Ma mère se souvient avec tendresse des tétées nocturnes de son premier bébé. Il est né pendant l’été 1976, l’été le plus chaud jamais enregistré. Les nuits étaient un répit après les journées moites et la mère et le bébé communiaient ensemble au clair de lune.

Mon premier bébé naît à la mi-janvier, dans l’un des hivers les plus sombres et les plus rudes que Londres ait jamais connu. Il pleut constamment et la nuit prend la majeure partie de la journée. Mon partenaire et moi achetons des chauffe-lingettes pour les tables à langer que nous avons consciencieusement disposées un peu partout. Il semble injustement pénible de mettre au monde ce petit être qui gigote, puis de le réveiller plusieurs fois par nuit pour gratter ses crevasses avec des mouvements glacials.

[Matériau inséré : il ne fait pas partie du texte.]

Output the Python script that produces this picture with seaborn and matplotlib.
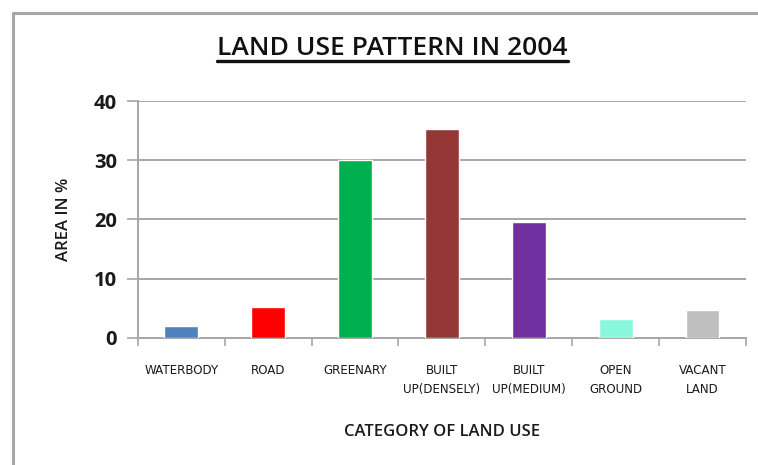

La chambre est maintenant un nid douillet. Je ne me suis jamais sentie aussi animale. Des draps et des oreillers nous entourent, maintenus ensemble par des nœuds et divers fluides que je perds. En plus du sang, du lait et de l’urine, je me réveille avec des sueurs nocturnes extrêmes. Le médecin se demande distraitement si je n’ai pas d’« œdème » après la césarienne, où le liquide s’accumule sous la peau et doit être évacué d’une manière ou d’une autre. Cela expliquerait également le gonflement monstrueux de mes mains, de mes pieds et de mon cou. Je me réveille, cherchant désespérément le bébé dans les draps trempés. Dans un état de terreur nocturne semi-consciente, je déambule dans le couloir jusqu’à ce que mon mari me trouve, pieds nus et en sang, et me demande d’un air effrayant : « Où est le bébé ? » Cela peut sembler terrifiant, et ça l’est, surtout quand je tiens apparemment aussi LE BÉBÉ dans mes bras. Mon mari est pris au piège d’un cauchemar. Mais c’est moi le cauchemar. Nous revenons tous à la puanteur de la chambre, dont il a la sagesse de ne jamais parler. Une bonne semaine plus tard, quand je trouve enfin un moment pour prendre une douche, je ris aux éclats de la chaleur, du luxe pesant d’un nouveau pain de savon. Quand je reviens au lit, le bébé hurle. Il ne reconnaît plus le sein parfumé. Il a besoin de la puanteur.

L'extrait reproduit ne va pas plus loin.